Leslie Harrington, principal of L.H. Color, Old Greenwich, Connecticut, describes common behavioral responses to color. Keep these effects in mind when making your selection:

  • Red increases appetite and energy levels, raises blood pressure and makes a person feel warm.
  • Pink is associated with innocence and sweetness, and is favored for packaging candy or for little girls' rooms. Pink has short-term calming effects and is sometimes used to color walls in prison holding cells.
  • Orange adds energy, extroversion and vigor, and can encourage thirst. (Sounds like a great color for a sports bar.)
  • Yellow stimulates memory and encourages concentration - a wise choice for a study, office or library.
  • Green evokes feelings of relaxation, quietness and comfort. It is associated with new growth and new beginnings. Because it is such a calming color, "green rooms" are provided for TV talk show guests and for actors in theaters and television studios. A green bedroom would encourage rest.
  • Blue can lower blood pressure and body temperature. Its ability to cool down is so powerful that it is used in burn victim wards, according to Lorraine. People who enjoy solitude may enjoy its coolness.
  • Purple also can help to lower blood pressure, as well as suppress the appetite and quiet the mind. But as purple is mixture of cool blue and warm red, it may be a difficult color to live with for long stretches.

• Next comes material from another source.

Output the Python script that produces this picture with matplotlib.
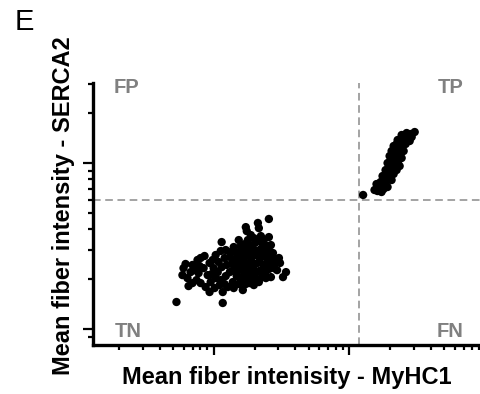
import numpy as np
import matplotlib
matplotlib.use("Agg")
import matplotlib.pyplot as plt
from matplotlib.ticker import LogLocator, NullFormatter

plt.rcParams['font.family'] = ['Liberation Sans', 'DejaVu Sans']

# log10 of mean fiber intensity
# TN cluster (MyHC1 negative)
tn_x = [2.726, 3.067, 3.407, 3.237, 3.244, 3.326, 3.333, 3.059, 3.407, 3.252, 3.296,
        2.778, 2.770, 2.807, 2.815, 2.793, 2.844, 2.881, 2.904, 2.933, 2.889, 2.904,
        2.941, 2.978, 2.859, 2.830, 2.926, 2.956, 2.874, 2.970,
        3.015, 3.052, 3.089, 3.126, 3.170, 2.993, 3.037, 3.081, 3.119, 3.156,
        3.000, 3.030, 3.059, 3.096, 3.133, 3.015, 3.052, 3.089, 3.119, 3.148,
        3.007, 3.044, 3.081, 3.104, 3.141, 3.170, 3.148, 3.185, 3.200, 2.985,
        3.200, 3.230, 3.267, 3.304, 3.333, 3.363, 3.393, 3.422,
        3.185, 3.222, 3.259, 3.289, 3.319, 3.348, 3.378, 3.407, 3.437,
        3.207, 3.237, 3.274, 3.304, 3.333, 3.363, 3.393, 3.422, 3.452,
        3.193, 3.222, 3.252, 3.281, 3.311, 3.341, 3.370, 3.400, 3.430, 3.459,
        3.200, 3.230, 3.259, 3.289, 3.319, 3.348, 3.378,
        3.222, 3.252, 3.281, 3.311, 3.237, 3.267, 3.296, 3.178, 3.170,
        3.481, 3.489, 3.533, 3.511, 3.422, 3.444, 3.467, 3.407, 3.356, 3.333, 3.385,
        3.148, 3.348, 3.274, 3.370, 2.844, 2.896, 3.067, 2.970, 3.215, 3.185]
tn_y = [3.163, 3.157, 3.663, 3.614, 3.590, 3.639, 3.608, 3.524, 3.554, 3.536, 3.548,
        3.367, 3.325, 3.307, 3.259, 3.392, 3.386, 3.416, 3.428, 3.440, 3.337, 3.277,
        3.253, 3.283, 3.355, 3.343, 3.367, 3.325, 3.295, 3.398,
        3.446, 3.470, 3.476, 3.464, 3.458, 3.416, 3.404, 3.428, 3.434, 3.422,
        3.367, 3.343, 3.373, 3.386, 3.392, 3.307, 3.295, 3.319, 3.343, 3.355,
        3.247, 3.265, 3.271, 3.253, 3.283, 3.319, 3.247, 3.271, 3.295, 3.331,
        3.500, 3.512, 3.500, 3.518, 3.530, 3.512, 3.500, 3.506,
        3.464, 3.476, 3.464, 3.482, 3.470, 3.482, 3.464, 3.476, 3.458,
        3.434, 3.440, 3.428, 3.446, 3.434, 3.440, 3.428, 3.434, 3.422,
        3.398, 3.404, 3.392, 3.404, 3.392, 3.404, 3.386, 3.398, 3.386, 3.404,
        3.361, 3.367, 3.349, 3.361, 3.343, 3.355, 3.337,
        3.325, 3.307, 3.319, 3.301, 3.271, 3.277, 3.265, 3.380, 3.343,
        3.428, 3.398, 3.343, 3.313, 3.313, 3.367, 3.355, 3.361, 3.313, 3.283, 3.307,
        3.494, 3.560, 3.566, 3.536, 3.277, 3.380, 3.223, 3.223, 3.235, 3.536]

# TP cluster (MyHC1 positive), raw intensity
tp_x = [12630, 15320, 16120, 17260, 16680, 15850, 16970, 17860, 18480, 19120,
        18170, 17560, 18800, 19790, 20470, 18480, 19450, 20130, 21190, 19120,
        20130, 20830, 21540, 22290, 19790, 20830, 21540, 22680, 23470, 20470,
        21540, 22290, 23470, 24280, 21190, 22290, 23070, 24280, 25120, 22680,
        23870, 24700, 25990, 24280, 25550, 26900, 27830, 26440, 28310, 30300,
        28790, 23070, 21920, 23870, 19120, 17860]
tp_y = [6420, 6880, 6780, 6690, 7270, 7470, 7680, 7370, 7580, 7170,
        8120, 8350, 8590, 8240, 7900, 9070, 9330, 8830, 8590, 10000,
        10280, 9730, 9330, 9070, 11020, 10870, 10430, 10000, 9590, 11810,
        11980, 11490, 11020, 10720, 12660, 13020, 12490, 12140, 11810, 13760,
        13950, 13380, 13020, 14750, 14540, 14150, 13570, 15160, 14950, 15370,
        14340, 10430, 11020, 11650, 7900, 6970]

x_threshold = 10 ** 4.074
y_threshold = 10 ** 3.777

fig = plt.figure(figsize=(4.81, 3.94), dpi=100)
ax = fig.add_axes([93 / 481, 1 - 345 / 394, 388 / 481, 262 / 394])

ax.axvline(x_threshold, color='#8a8a8a', lw=1.1, ls=(0, (5, 3)), zorder=1)
ax.axhline(y_threshold, color='#8a8a8a', lw=1.1, ls=(0, (5, 3)), zorder=1)

ax.scatter(np.power(10, tn_x), np.power(10, tn_y), s=36, c='black', edgecolors='none', zorder=3)
ax.scatter(tp_x, tp_y, s=36, c='black', edgecolors='none', zorder=3)

ax.set_xscale('log')
ax.set_yscale('log')
ax.set_xlim(10 ** 2.111, 10 ** 4.97)
ax.set_ylim(10 ** 2.904, 10 ** 4.482)

for a in (ax.xaxis, ax.yaxis):
    a.set_major_locator(LogLocator(base=10, numticks=10))
    a.set_minor_locator(LogLocator(base=10, subs=np.arange(2, 10), numticks=20))
    a.set_major_formatter(NullFormatter())
    a.set_minor_formatter(NullFormatter())

ax.tick_params(which='major', length=7, width=1.6, color='black', direction='out')
ax.tick_params(which='minor', length=3.5, width=1.6, color='black', direction='out')

for side in ['top', 'right']:
    ax.spines[side].set_visible(False)
for side in ['left', 'bottom']:
    ax.spines[side].set_linewidth(2.4)

q = dict(color='#808080', fontsize=14.5, fontweight='bold', transform=ax.transAxes, va='baseline')
ax.text(0.052, 0.962, 'FP', ha='left', **q)
ax.text(0.956, 0.962, 'TP', ha='right', **q)
ax.text(0.057, 0.031, 'TN', ha='left', **q)
ax.text(0.956, 0.031, 'FN', ha='right', **q)

fig.text(287 / 481, 1 - 384 / 394, 'Mean fiber intenisity - MyHC1', ha='center', va='baseline',
         fontsize=17, fontweight='bold')
fig.text(64 / 481, 1 - 206 / 394, 'Mean fiber intensity - SERCA2', ha='center', va='center',
         rotation=90, fontsize=17, fontweight='bold')
fig.text(15 / 481, 1 - 8 / 394, 'E', ha='left', va='top', fontsize=21)

fig.savefig('out.png', dpi=100)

The effects of these colors are altered by adding white or black to them. "Light or pastel colors are generally more casual and darker colors more formal," Lorraine says.

Lorraine also encourages people to surround themselves with color that is harmonious with their body's coloring: "If you've ever had your colors done, you can use the hues which match your skin, eye or hair color to create a nurturing, balanced environment."

Making the Final Choice

After establishing the emotional effect you'd like to create, assess the colors already present in the room's upholstered pieces, carpeting and woods. Visit your local paint store and grab 10 to 30 sample cards in the your "mood" colors, body colors and possible matches to the room's décor.

Return to your home and hold the color swatches up to the walls, the furnishings, woodwork, etc. Check in different areas of the room, at different times of the day, and with the lights on and off. Narrow your choices to three.

Return to the paint store and purchase a quart of each of your top three choices. Paint a 2-by-3-foot area onto the walls, or onto a piece of plywood that you can carry around the room.

"You'll know you've made the right selection when you look at the color and it feels right inside," Lorraine says.